Avec leur plume unique et leur sensibilité propre, quatre artistes nous présentent, à tour de rôle, leur vision du monde qui nous entoure. Cette semaine, nous donnons carte blanche à Natasha Kanapé Fontaine.

Craquements. Quand on pense au monde qui nous entoure, on a l’impression que les choses chancellent, bougent, se craquellent. Vives craquelures, le temps s’effrite. Morceaux de pierres en avalanche microscopique, de béton qui fendillent et embrassent le sol, qui lui peut parfois se révulser en lui-même. Les siècles, sédiments. Bourdonnement.

Tatueueiashkatin. Quelque chose émet un craquement à cause du gel. En phonétique : tətteːweːjaːʃkətn. Verbe inanimé intransitif. Selon le dictionnaire innu, que je peux trouver au bout de mes doigts en ligne, sur la Toile, c’est le mot qui s’approche du concept du craquement. Dictionnaire : aimun-mashinaikan. Le livre de la parole. J’ouvre la parole, un livre existe. J’ouvre les yeux, un mot. Ma langue. Dont les craquelures apparaissent de plus en plus au fil du temps. Les enfants parlent-ils leur langue ? Est-ce que je la parle ? Bribes. Fragments.

Je lis le mot et j’imagine une prononciation. Je la murmure, du bout des lèvres. Je ne suis pas sûre. Ce n’est pas le bon. Je relis la phonétique. Encore une fois. Le mot ressemble à un autre, qui signifie : il/elle (ou l’objet) fait du bruit. Du tapage. Tatueuetau [tətteːweːtaːw]. Mais ce n’est pas où je suis. Je suis devant la paroi d’une caverne colossale, où je cherche mes racines, au milieu des contrées du Nitassinan, et le mur se fend, et tout ce qui est gelé fond à gouttes fugaces marquant les secondes qui existent dans le monde insolite de l’Occident qui toutefois n’existent pas là-bas. Ici. Où je suis, c’est intemporel. Il n’y a pas de carte pour trouver cet endroit. Il n’y a pas de frontières, pas de limites. La langue est toujours vivante. Elle se parle en glissant les paumes sur le corps solide de la falaise, cette peau âpre, nos mains frémissent. Elle se parle en posant le pied dans la tourbe, et de là, on s’engouffre. On s’endort dans la texture des racines. La sphaigne comme oreiller.

J’ouvre les yeux, réveillée par des gouttes d’eau si froides qui tombaient sur mes paupières par intervalles de milliers d’années. Tatueueiashkatin. Je dois repérer la source de cette brisure. Je fais silence. J’entends. Je tends l’oreille.

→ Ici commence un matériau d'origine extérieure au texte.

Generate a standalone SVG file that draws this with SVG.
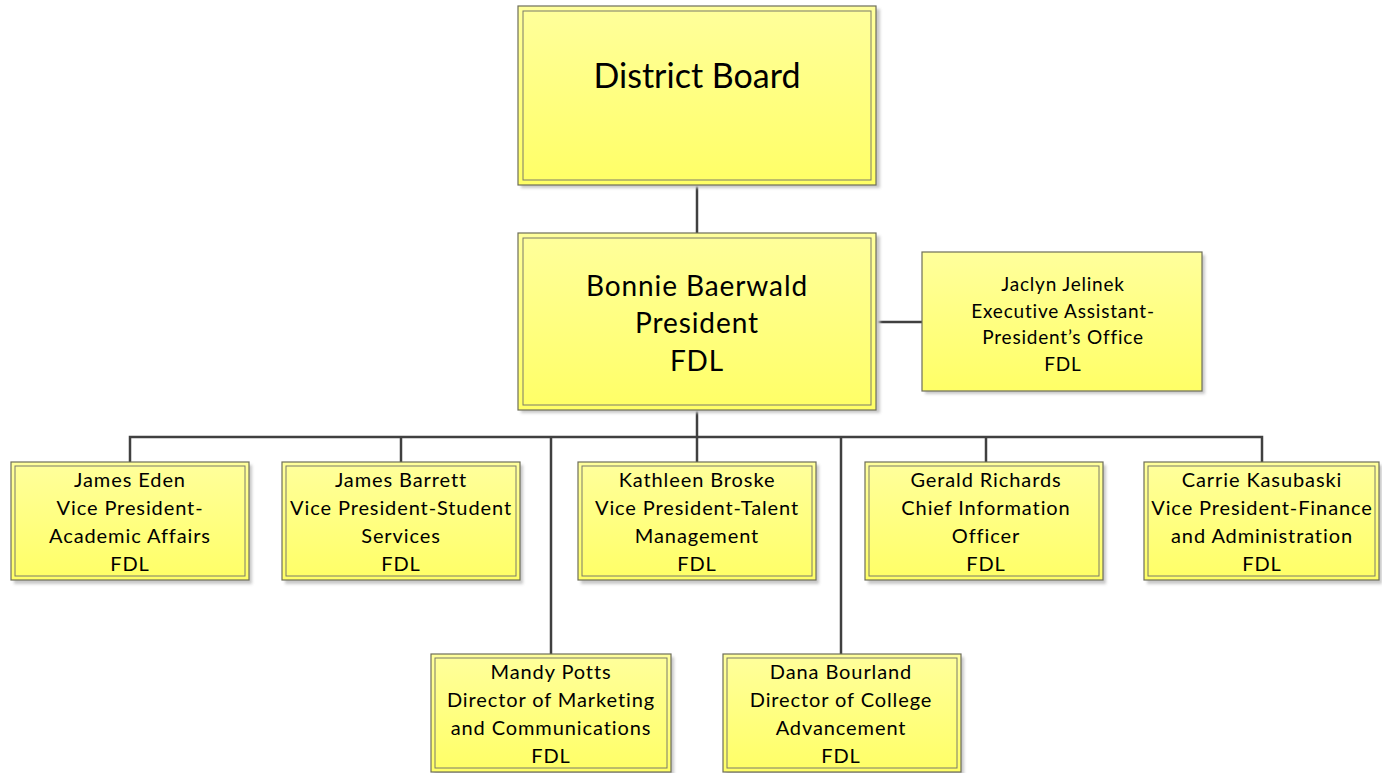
<svg xmlns="http://www.w3.org/2000/svg" width="1382" height="773" viewBox="0 0 1382 773">
<defs>
<linearGradient id="g" x1="0" y1="0" x2="0" y2="1">
<stop offset="0" stop-color="#ffff9c"/>
<stop offset="1" stop-color="#ffff66"/>
</linearGradient>
<filter id="sh" x="-5%" y="-5%" width="115%" height="115%">
<feGaussianBlur stdDeviation="1.5"/>
</filter>
</defs>
<style>
.shadow{fill:#c8c8c8;filter:url(#sh)}
.box{fill:url(#g);stroke:#6e6e5a;stroke-width:1.2}
.inner{fill:none;stroke:#7a7a6a;stroke-width:1}
.conn{fill:none;stroke:#404040;stroke-width:2.5}
text{font-family:Lato,"Liberation Sans",sans-serif;fill:#000;text-anchor:middle;dominant-baseline:central}
.t20{font-size:20px;letter-spacing:0.9px}
.t18{font-size:19px;letter-spacing:0.8px}
.t28{font-size:28px;letter-spacing:0.9px}
.t34{font-size:34px}
</style>
<rect width="1382" height="773" fill="#ffffff"/>
<g id="connectors">
<line class="conn" x1="697" y1="185" x2="697" y2="233"/>
<line class="conn" x1="877" y1="322" x2="922" y2="322"/>
<line class="conn" x1="697" y1="410" x2="697" y2="437"/>
<polyline class="conn" points="130,462 130,437 1262,437 1262,462"/>
<line class="conn" x1="401" y1="437" x2="401" y2="462"/>
<line class="conn" x1="551" y1="437" x2="551" y2="654"/>
<line class="conn" x1="697" y1="437" x2="697" y2="462"/>
<line class="conn" x1="841" y1="437" x2="841" y2="654"/>
<line class="conn" x1="986" y1="437" x2="986" y2="462"/>
</g>
<g id="district-board">
<rect class="shadow" x="521" y="9" width="359" height="179"/>
<rect class="box" x="518" y="6" width="358" height="179"/>
<rect class="inner" x="523" y="11" width="348" height="169"/>
<text class="t34" x="697" y="74">District Board</text>
</g>
<g id="president">
<rect class="shadow" x="521" y="236" width="359" height="177"/>
<rect class="box" x="518" y="233" width="358" height="177"/>
<rect class="inner" x="523" y="238" width="348" height="167"/>
<text class="t28" x="697" y="285">Bonnie Baerwald</text>
<text class="t28" x="697" y="322">President</text>
<text class="t28" x="697" y="360">FDL</text>
</g>
<g id="exec-assistant">
<rect class="shadow" x="925" y="255" width="280" height="139"/>
<rect class="box" x="922" y="252" width="280" height="139"/>
<text class="t18" x="1063" y="283">Jaclyn Jelinek</text>
<text class="t18" x="1063" y="310">Executive Assistant-</text>
<text class="t18" x="1063" y="336">President’s Office</text>
<text class="t18" x="1063" y="363">FDL</text>
</g>
<g id="james-eden">
<rect class="shadow" x="14" y="465" width="238" height="119"/>
<rect class="box" x="11" y="462" width="238" height="118"/>
<rect class="inner" x="15" y="466" width="230" height="110"/>
<text class="t20" x="130" y="479">James Eden</text>
<text class="t20" x="130" y="507">Vice President-</text>
<text class="t20" x="130" y="535">Academic Affairs</text>
<text class="t20" x="130" y="563">FDL</text>
</g>
<g id="james-barrett">
<rect class="shadow" x="285" y="465" width="238" height="119"/>
<rect class="box" x="282" y="462" width="238" height="118"/>
<rect class="inner" x="286" y="466" width="230" height="110"/>
<text class="t20" x="401" y="479">James Barrett</text>
<text class="t20" x="401" y="507">Vice President-Student</text>
<text class="t20" x="401" y="535">Services</text>
<text class="t20" x="401" y="563">FDL</text>
</g>
<g id="kathleen-broske">
<rect class="shadow" x="581" y="465" width="238" height="119"/>
<rect class="box" x="578" y="462" width="238" height="118"/>
<rect class="inner" x="582" y="466" width="230" height="110"/>
<text class="t20" x="697" y="479">Kathleen Broske</text>
<text class="t20" x="697" y="507">Vice President-Talent</text>
<text class="t20" x="697" y="535">Management</text>
<text class="t20" x="697" y="563">FDL</text>
</g>
<g id="gerald-richards">
<rect class="shadow" x="868" y="465" width="238" height="119"/>
<rect class="box" x="865" y="462" width="238" height="118"/>
<rect class="inner" x="869" y="466" width="230" height="110"/>
<text class="t20" x="986" y="479">Gerald Richards</text>
<text class="t20" x="986" y="507">Chief Information</text>
<text class="t20" x="986" y="535">Officer</text>
<text class="t20" x="986" y="563">FDL</text>
</g>
<g id="carrie-kasubaski">
<rect class="shadow" x="1147" y="465" width="235" height="119"/>
<rect class="box" x="1144" y="462" width="235" height="118"/>
<rect class="inner" x="1148" y="466" width="227" height="110"/>
<text class="t20" x="1262" y="479">Carrie Kasubaski</text>
<text class="t20" x="1262" y="507">Vice President-Finance</text>
<text class="t20" x="1262" y="535">and Administration</text>
<text class="t20" x="1262" y="563">FDL</text>
</g>
<g id="mandy-potts">
<rect class="shadow" x="434" y="657" width="240" height="119"/>
<rect class="box" x="431" y="654" width="240" height="118"/>
<rect class="inner" x="435" y="658" width="232" height="110"/>
<text class="t20" x="551" y="671">Mandy Potts</text>
<text class="t20" x="551" y="699">Director of Marketing</text>
<text class="t20" x="551" y="727">and Communications</text>
<text class="t20" x="551" y="755">FDL</text>
</g>
<g id="dana-bourland">
<rect class="shadow" x="726" y="657" width="238" height="119"/>
<rect class="box" x="723" y="654" width="238" height="118"/>
<rect class="inner" x="727" y="658" width="230" height="110"/>
<text class="t20" x="841" y="671">Dana Bourland</text>
<text class="t20" x="841" y="699">Director of College</text>
<text class="t20" x="841" y="727">Advancement</text>
<text class="t20" x="841" y="755">FDL</text>
</g>
</svg>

Je cherche la provenance, l’appartenance de ce craquement. Elle est… en moi ?

Brèches. De nombreuses cassures parcourent les escarpements de ma cage thoracique. Je dois remplir les vides avec des sons. Une musique que je connais. Que le temps reconnaît. Seule celle-ci pourra réellement panser mes blessures. Ma mémoire brisée.

Nin u nitshisseniten tanite e utateian. Mon corps est un foisonnement de retrouvailles. Kau minat nika mishken nitaimun. Et quand je toucherai l’étoile, les étincelles de sa course entreront dans mon corps pour éclairer toute la matière noire.

Je suis craquements. Je suis quelque chose qui craque à cause du manque. Le temps passe. Tout fond. Tout gèle. Les saisons se côtoient, parfois se perdent. Elles titubent, ici du moins au sud, elles ne suivent plus parfois le cycle choisi depuis la nuit des temps.

On espère laisser sa trace en la dessinant soi-même. Parfois j’ai la sensation que la mienne sera faite des esquilles tombées de mes os.